Light and crispy on the outside, adding rice flour gave these vegan scones slightly different texture from standard scones. Try it today and enjoy serving with jam, cheese or plain!

This vegan scone with rice flour recipe was born when I didn’t have enough plain flour to make them. I simply mixed the plain flour and some rice flour together with a few other ingredients and bake them. It’s become one of my favourite recipes this year!
These vegan scones with rice flour are
- Crispy on the outside, soft on the inside
- Light
- Not too sweet
- Reduced gluten and made healthier with flaxseed
- Easy to make
- Budget friendly
I used flax egg to help the ingredients combine with the rice flour nicely and it also added good nutrients to the scones.
Ingredients needed
- Ground flaxseed
- Warm water
- Rice flour
- Plain flour
- Baking powder
- Salt
- Sugar
- Vegan margarine
- Soya milk

How to make Vegan scone with rice flour
- The first thing you need to do is to make the flax egg.
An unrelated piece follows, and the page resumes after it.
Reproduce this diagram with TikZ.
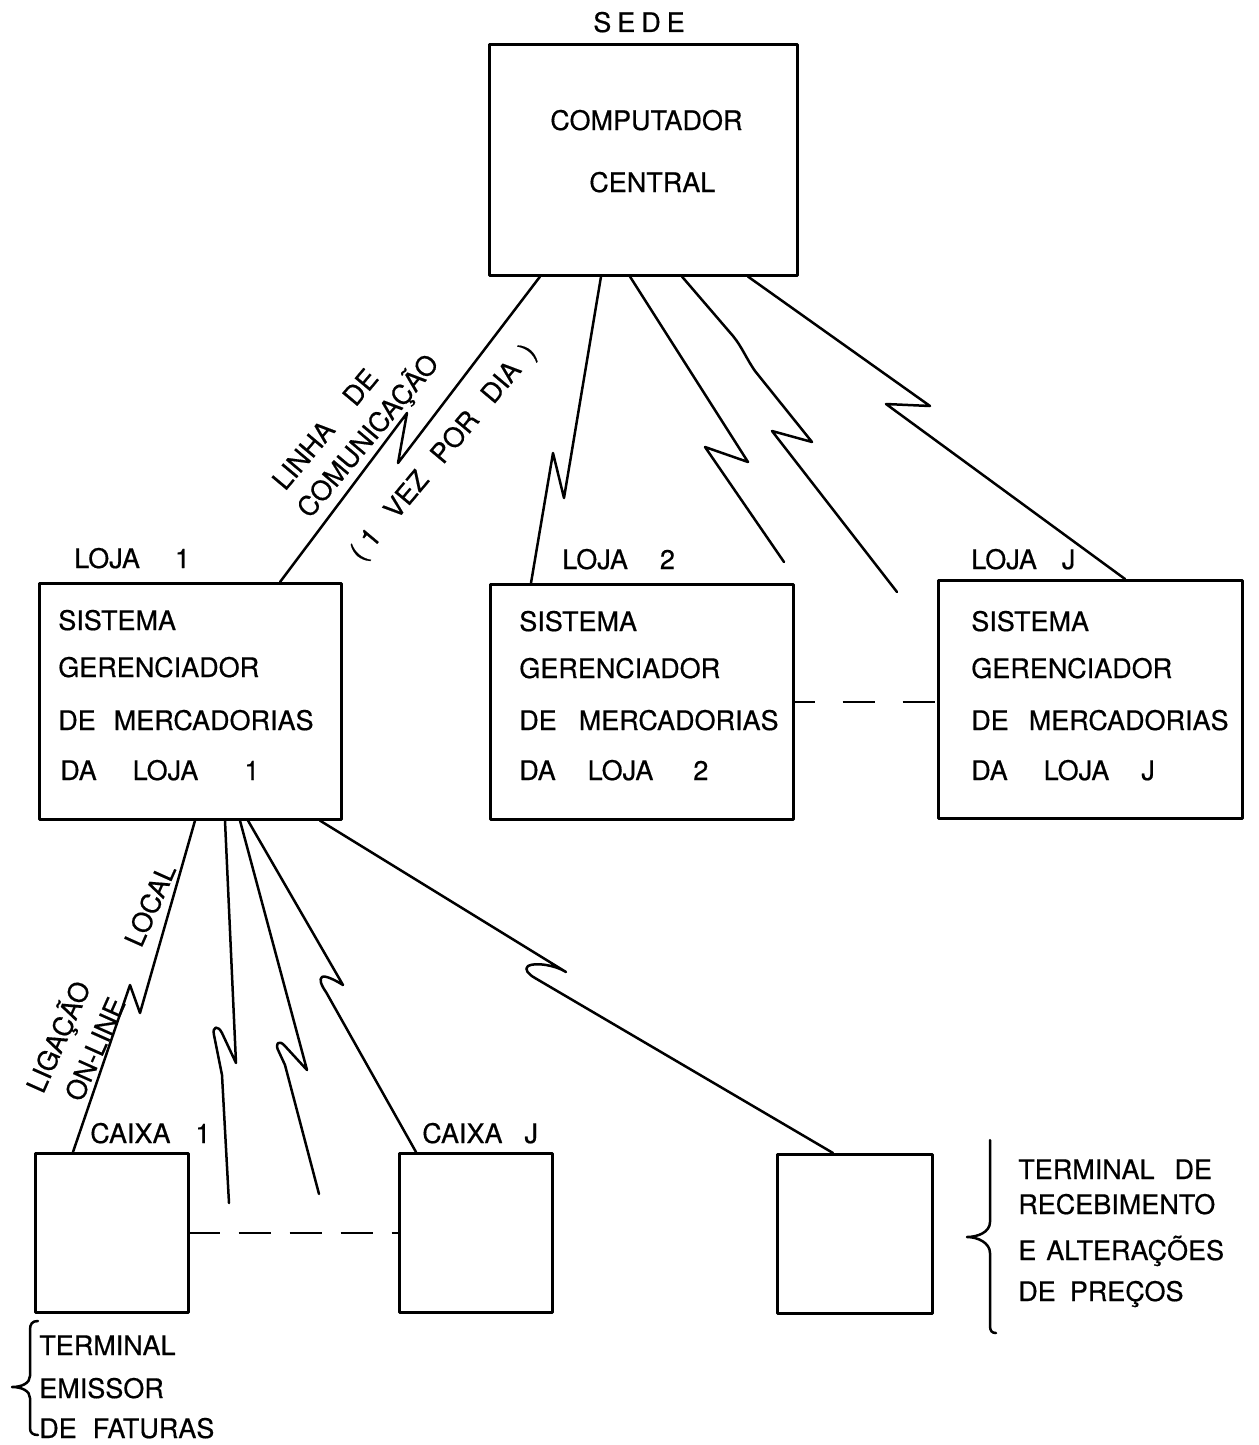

Mix 1 tbsp of ground flaxseed and 3 tbsp of warm water together in a bowl and let it sit for a few minutes
- Mix all of the dry ingredients together in a mixing bowl and drop the vegan margarine
- Rub the margarine into the dry mixture with your fingers until it looks like coarse bread crumbs
- Pour the flax egg into the dry mixture and mix with your hand roughly
- Add the soya milk, a little bit at a time and continue mixing until it forms a ball of soft but not sticky dough
- Put the dough on a floured surface and roll out to about 3cm in thickness
- Cut out with a cookie cutter, put the remaining dough together and roll out, cut out again until you have no dough left
- Place on a lined baking tray and bake for 20-23 minutes in the preheated oven (220°C, gas mark 7)
- Let it cool for about 10 minutes before serving.
Substitutes
You can use oat flour instead of the rice flour! Just make sure you use very fine oat flour. You could try subbing GF flour for the plain flour but I haven’t tested it yet so please let me know how it went if you try that 🙂

Vegan Scones with Rice Flour
Light and crispy on the outside, adding rice flour gave these vegan scones slightly different texture from standard scones. Try it today and enjoy serving with jam, cheese or plain!
Ingredients
- 1 Flax egg 1 tbsp ground flaxseed + 3 tbsp water
- 70 g Rice flour
- 150 g Plain flour
- 12 g Baking powder about 2 heaps of tsp
- 1/4 tsp Salt
- 1 1/2 tbsp Sugar
- 60 g Vegan margarine
- 2-5 tbsp Soya milk
Instructions
- Preheat the oven to 220°C (gas mark 7) and line a baking tray with baking paper.
- Make the flax egg. Mix 1 tbsp of ground flaxseed and 3 tbsp of warm water together in a bowl and let it sit for a few minutes.
- Mix all of the dry ingredients together in a mixing bowl and drop in the vegan margarine.
- Rub the margarine into the dry mixture with your fingers until it looks like coarse bread crumbs.
- Pour the flax egg into the dry mixture and mix with your hand roughly. *Add the soya milk, a little bit at a time and continue mixing until it forms a ball of soft but not sticky dough.
- *Put the dough on a floured surface and roll out to about 3cm in thickness.
- Cut out with a cookie cutter, put the remaining dough together and roll out, cut out again until you have no dough left.
- Place on the tray and bake for 20-23 minutes. Let it cool for about 10 minutes before serving.
Notes
*Careful not to add too much soya milk at a time. Add a little bit, combine and see if you need more or not.
*You can use a rolling pin or just flatten the dough with your hand. I used my hand.
You can keep them in an air tight container at room temperature up to 3 days.